Was de piercing tijdens het genezen twee keer per dag met een milde ongeparfumeerde zeep. Dep hem vervolgens droog met een schone handdoek of tissue. Houd de piercing de rest van de dag zo droog mogelijk.
Let daarnaast tijdens het genezingsproces op het volgende:
1) raak de piercing zo min mogelijk aan;
2) smeer geen zalf op de wond en druppel er geen ontsmettingsmiddelen op zoals Sterilon of Betadine;
3) zorg dat er geen haarspray, gel of andere producten in de buurt van een oorpiercing komen;
4) draag geen pleisters over de piercing (alleen tijdelijk tijdens het sporten);
5) draag geen strakke of vuile kleding over de piercing;
6) vermijd (bubbel)baden, zwembaden, sauna's en stoombaden;
7) verwijder de piercing nooit zelf. Let bij een orale piercing ook op het volgende:
8) vermijd kussen en orale seks tijdens het genezingsproces;
9) poets regelmatig de tanden, bij voorkeur met een tandpasta op basis van zoutoplossing, en gebruik zo nodig mondwater op basis van een chloorhexidineoplossing.

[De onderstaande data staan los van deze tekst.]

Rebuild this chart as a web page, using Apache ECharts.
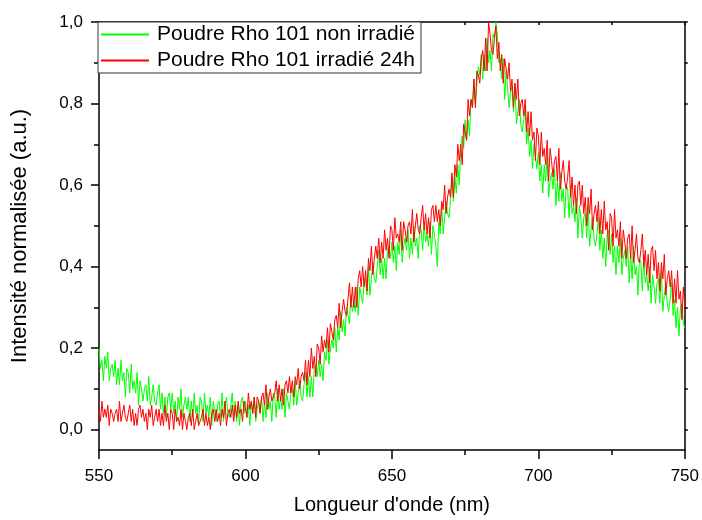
<!DOCTYPE html>
<html>
<head>
<meta charset="utf-8">
<script src="https://cdn.jsdelivr.net/npm/echarts@6/dist/echarts.min.js"></script>
<style>html,body{margin:0;padding:0;background:#fff;}#c{width:702px;height:520px;}</style>
</head>
<body>
<div id="c"></div>
<script>
// Wavelength sampling (nm): start and step of the spectra
const waveStart = 550;
const waveStep = 0.5;

// Series names
const seriesNames = ['Poudre Rho 101 non irradié', 'Poudre Rho 101 irradié 24h'];

// Axis tick values
const yTickLabels = [0, 0.2, 0.4, 0.6, 0.8, 1.0];
const yMinorTicks = [0.1, 0.3, 0.5, 0.7, 0.9];

// Normalised intensity, non irradiated powder (550 -> 750 nm, 0.5 nm steps)
const greenValues = [
0.20,0.15,0.17,0.12,0.18,0.15,0.19,0.12,0.15,0.16,
0.13,0.17,0.11,0.15,0.11,0.17,0.12,0.14,0.08,0.15,
0.14,0.09,0.16,0.10,0.12,0.09,0.14,0.06,0.12,0.10,
0.07,0.10,0.11,0.07,0.13,0.06,0.08,0.11,0.07,0.06,
0.09,0.11,0.05,0.09,0.04,0.08,0.03,0.08,0.09,0.05,
0.09,0.04,0.07,0.02,0.08,0.05,0.10,0.03,0.06,0.08,
0.05,0.08,0.02,0.07,0.03,0.09,0.04,0.06,0.01,0.08,
0.07,0.02,0.09,0.04,0.06,0.03,0.08,0.01,0.07,0.05,
0.02,0.06,0.07,0.03,0.09,0.02,0.05,0.08,0.04,0.03,
0.06,0.09,0.03,0.07,0.02,0.06,0.01,0.07,0.08,0.04,
0.07,0.03,0.06,0.01,0.07,0.04,0.08,0.02,0.05,0.07,
0.04,0.08,0.02,0.07,0.03,0.09,0.05,0.07,0.02,0.09,
0.08,0.03,0.10,0.05,0.08,0.05,0.10,0.03,0.09,0.07,
0.05,0.09,0.10,0.06,0.12,0.06,0.09,0.12,0.08,0.07,
0.11,0.14,0.08,0.13,0.08,0.13,0.08,0.15,0.16,0.13,
0.17,0.13,0.16,0.12,0.19,0.17,0.22,0.16,0.20,0.22,
0.20,0.25,0.19,0.25,0.22,0.29,0.24,0.27,0.23,0.30,
0.30,0.26,0.33,0.29,0.31,0.29,0.35,0.28,0.35,0.33,
0.31,0.36,0.37,0.33,0.40,0.33,0.37,0.41,0.37,0.36,
0.40,0.44,0.38,0.42,0.37,0.42,0.37,0.44,0.45,0.42,
0.46,0.41,0.45,0.39,0.46,0.43,0.49,0.41,0.45,0.47,
0.44,0.49,0.42,0.47,0.43,0.50,0.45,0.47,0.42,0.50,
0.49,0.44,0.51,0.46,0.48,0.45,0.51,0.43,0.50,0.48,
0.45,0.40,0.51,0.48,0.55,0.48,0.52,0.56,0.53,0.52,
0.56,0.62,0.56,0.62,0.58,0.65,0.60,0.69,0.72,0.69,
0.76,0.71,0.76,0.72,0.81,0.79,0.86,0.80,0.85,0.89,
0.87,0.92,0.86,0.92,0.88,0.96,0.90,0.93,0.88,0.97,
0.96,1.00,0.97,0.90,0.91,0.86,0.91,0.81,0.88,0.84,
0.79,0.83,0.84,0.78,0.85,0.75,0.78,0.81,0.75,0.73,
0.76,0.79,0.70,0.74,0.67,0.71,0.64,0.70,0.70,0.64,
0.68,0.61,0.65,0.58,0.65,0.61,0.67,0.57,0.61,0.63,
0.59,0.64,0.55,0.61,0.56,0.63,0.56,0.59,0.52,0.60,
0.59,0.52,0.60,0.53,0.55,0.51,0.57,0.47,0.55,0.52,
0.47,0.52,0.53,0.47,0.55,0.45,0.49,0.52,0.47,0.45,
0.48,0.52,0.44,0.49,0.42,0.47,0.40,0.48,0.49,0.43,
0.48,0.41,0.45,0.38,0.45,0.41,0.47,0.38,0.42,0.44,
0.40,0.45,0.36,0.43,0.37,0.45,0.38,0.40,0.33,0.42,
0.41,0.34,0.43,0.36,0.38,0.34,0.40,0.31,0.38,0.35,
0.31,0.36,0.37,0.31,0.39,0.29,0.33,0.36,0.31,0.29,
0.32,0.36,0.28,0.32,0.25,0.30,0.23,0.30,0.31,0.26,
0.25
];

// Normalised intensity, powder irradiated 24h (550 -> 750 nm, 0.5 nm steps)
const redValues = [
0.05,0.02,0.07,0.03,0.05,0.03,0.06,0.01,0.05,0.04,
0.02,0.04,0.05,0.02,0.07,0.02,0.04,0.06,0.03,0.02,
0.04,0.06,0.02,0.05,0.01,0.04,0.01,0.05,0.06,0.03,
0.05,0.02,0.04,0.00,0.05,0.03,0.06,0.01,0.03,0.05,
0.02,0.05,0.01,0.04,0.01,0.06,0.02,0.04,0.00,0.05,
0.04,0.00,0.05,0.02,0.03,0.01,0.05,0.00,0.04,0.02,
0.00,0.03,0.04,0.01,0.05,0.00,0.02,0.04,0.01,0.01,
0.03,0.05,0.01,0.04,0.01,0.03,0.00,0.04,0.05,0.02,
0.05,0.02,0.04,0.01,0.05,0.03,0.07,0.01,0.04,0.05,
0.03,0.06,0.02,0.06,0.03,0.07,0.04,0.05,0.02,0.07,
0.07,0.03,0.09,0.05,0.07,0.04,0.08,0.03,0.08,0.07,
0.04,0.08,0.09,0.06,0.11,0.05,0.08,0.10,0.07,0.07,
0.09,0.12,0.07,0.11,0.07,0.10,0.06,0.11,0.12,0.09,
0.13,0.09,0.12,0.08,0.13,0.11,0.15,0.10,0.13,0.14,
0.12,0.17,0.11,0.17,0.13,0.20,0.15,0.18,0.13,0.21,
0.20,0.16,0.23,0.19,0.22,0.20,0.25,0.19,0.26,0.24,
0.22,0.27,0.28,0.25,0.31,0.25,0.29,0.32,0.29,0.28,
0.32,0.36,0.30,0.35,0.30,0.35,0.30,0.37,0.39,0.35,
0.40,0.35,0.39,0.34,0.42,0.39,0.45,0.38,0.42,0.45,
0.42,0.47,0.41,0.46,0.42,0.49,0.44,0.47,0.42,0.50,
0.49,0.44,0.52,0.47,0.48,0.46,0.51,0.44,0.51,0.49,
0.46,0.50,0.51,0.48,0.54,0.46,0.50,0.53,0.49,0.48,
0.52,0.55,0.49,0.53,0.48,0.52,0.47,0.54,0.55,0.51,
0.55,0.51,0.54,0.50,0.56,0.54,0.60,0.53,0.57,0.59,
0.57,0.63,0.57,0.65,0.62,0.70,0.66,0.70,0.65,0.75,
0.75,0.71,0.81,0.77,0.81,0.79,0.86,0.79,0.88,0.87,
0.85,0.91,0.93,0.88,0.96,0.88,1.00,0.97,0.93,0.92,
0.96,0.99,0.91,0.95,0.88,0.92,0.85,0.91,0.91,0.86,
0.90,0.83,0.86,0.79,0.85,0.81,0.86,0.77,0.80,0.81,
0.77,0.81,0.73,0.78,0.72,0.78,0.71,0.73,0.66,0.74,
0.72,0.65,0.73,0.67,0.69,0.65,0.71,0.61,0.69,0.66,
0.62,0.66,0.67,0.61,0.69,0.59,0.63,0.66,0.61,0.59,
0.62,0.66,0.57,0.62,0.55,0.60,0.53,0.60,0.61,0.55,
0.60,0.53,0.57,0.50,0.57,0.53,0.59,0.49,0.53,0.55,
0.51,0.56,0.48,0.54,0.48,0.56,0.49,0.51,0.44,0.53,
0.52,0.45,0.54,0.47,0.49,0.45,0.51,0.42,0.49,0.46,
0.42,0.47,0.48,0.42,0.50,0.41,0.44,0.48,0.42,0.41,
0.44,0.48,0.40,0.44,0.38,0.43,0.36,0.44,0.45,0.39,
0.44,0.37,0.41,0.34,0.41,0.37,0.43,0.33,0.37,0.39,
0.35,0.39,0.31,0.37,0.31,0.39,0.32,0.34,0.27,0.35,
0.30
];

const pairs = vals => vals.map((v, i) => [waveStart + i * waveStep, v]);
const FONT = 'Liberation Sans';
const fmt = v => v.toFixed(1).replace('.', ',');

const chart = echarts.init(document.getElementById('c'), null, {renderer: 'canvas'});
chart.setOption({
  animation: false,
  backgroundColor: '#fff',
  textStyle: {fontFamily: FONT},
  grid: {left: 99, right: 16, top: 22, bottom: 67, containLabel: false},
  legend: {
    left: 98, top: 22, orient: 'vertical',
    backgroundColor: '#fff', borderColor: '#333', borderWidth: 1,
    padding: [2, 6, 2, 3], itemGap: 5, itemWidth: 48, itemHeight: 2,
    icon: 'rect',
    textStyle: {fontFamily: FONT, fontSize: 21, color: '#000', padding: [0, 0, 0, 3]},
    data: [{name: seriesNames[0]}, {name: seriesNames[1]}]
  },
  xAxis: [{
    type: 'value', min: 550, max: 750, interval: 50, position: 'bottom',
    axisLine: {show: true, onZero: false, lineStyle: {color: '#000', width: 1.5}},
    axisTick: {show: true, inside: false, length: 9, lineStyle: {color: '#000', width: 1.5}},
    minorTick: {show: true, splitNumber: 2, length: 5, lineStyle: {color: '#000', width: 1.5}},
    axisLabel: {fontFamily: FONT, fontSize: 17, color: '#000', margin: 18, formatter: v => String(v)},
    splitLine: {show: false},
    name: 'Longueur d\'onde (nm)', nameLocation: 'middle', nameGap: 45,
    nameTextStyle: {fontFamily: FONT, fontSize: 20, color: '#000'}
  }, {
    type: 'value', min: 550, max: 750, interval: 25, position: 'top',
    axisLine: {show: true, onZero: false, lineStyle: {color: '#000', width: 1.5}},
    axisTick: {show: true, inside: true, length: 3, lineStyle: {color: '#000', width: 1.5}},
    axisLabel: {show: false}, splitLine: {show: false}
  }],
  yAxis: [{
    type: 'value', min: -0.05, max: 1.0, position: 'left',
    axisLine: {show: true, onZero: false, lineStyle: {color: '#000', width: 1.5}},
    axisTick: {show: true, inside: false, length: 8, customValues: yTickLabels, lineStyle: {color: '#000', width: 1.5}},
    axisLabel: {fontFamily: FONT, fontSize: 17, color: '#000', margin: 16, customValues: yTickLabels, formatter: v => fmt(v)},
    splitLine: {show: false},
    name: 'Intensité normalisée (a.u.)', nameLocation: 'middle', nameGap: 68,
    nameTextStyle: {fontFamily: FONT, fontSize: 22, color: '#000'}
  }, {
    type: 'value', min: -0.05, max: 1.0, position: 'right',
    axisLine: {show: true, onZero: false, lineStyle: {color: '#000', width: 1.5}},
    axisTick: {show: true, inside: false, length: 3, customValues: yTickLabels.concat(yMinorTicks), lineStyle: {color: '#000', width: 1.5}},
    axisLabel: {show: false, customValues: yTickLabels}, splitLine: {show: false}
  }, {
    type: 'value', min: -0.05, max: 1.0, position: 'left',
    axisLine: {show: false},
    axisTick: {show: true, inside: false, length: 5, customValues: yMinorTicks, lineStyle: {color: '#000', width: 1.5}},
    axisLabel: {show: false, customValues: yMinorTicks}, splitLine: {show: false}
  }],
  series: [{
    name: seriesNames[0], type: 'line', xAxisIndex: 0, yAxisIndex: 0,
    data: pairs(greenValues), showSymbol: false, symbol: 'none',
    lineStyle: {color: '#00ff00', width: 1}, itemStyle: {color: '#00ff00'}, z: 2
  }, {
    name: seriesNames[1], type: 'line', xAxisIndex: 0, yAxisIndex: 0,
    data: pairs(redValues), showSymbol: false, symbol: 'none',
    lineStyle: {color: '#ff0000', width: 1}, itemStyle: {color: '#ff0000'}, z: 3
  }]
});
</script>
</body>
</html>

Let op: de huid rondom je piercing kan direct na het piercen rood worden en flink opzwellen. Dit is normaal. Maar neem contact op met de huisarts als:
- je je zorgen maakt over de genezing;
- je binnen een paar dagen na het zetten van de piercing ziek wordt of koorts krijgt;
- lichamelijke klachten zoals jeuk en roodheid binnen 48 uur na het zetten niet afgenomen zijn;
- je 24 uur na het zetten ineens nieuwe klachten krijgt, of de klachten verergeren;
- je de piercing wilt verwijderen tijdens het genezingsproces (bijvoorbeeld vanwege klachten of uitgroei- of afstotingsverschijnselen).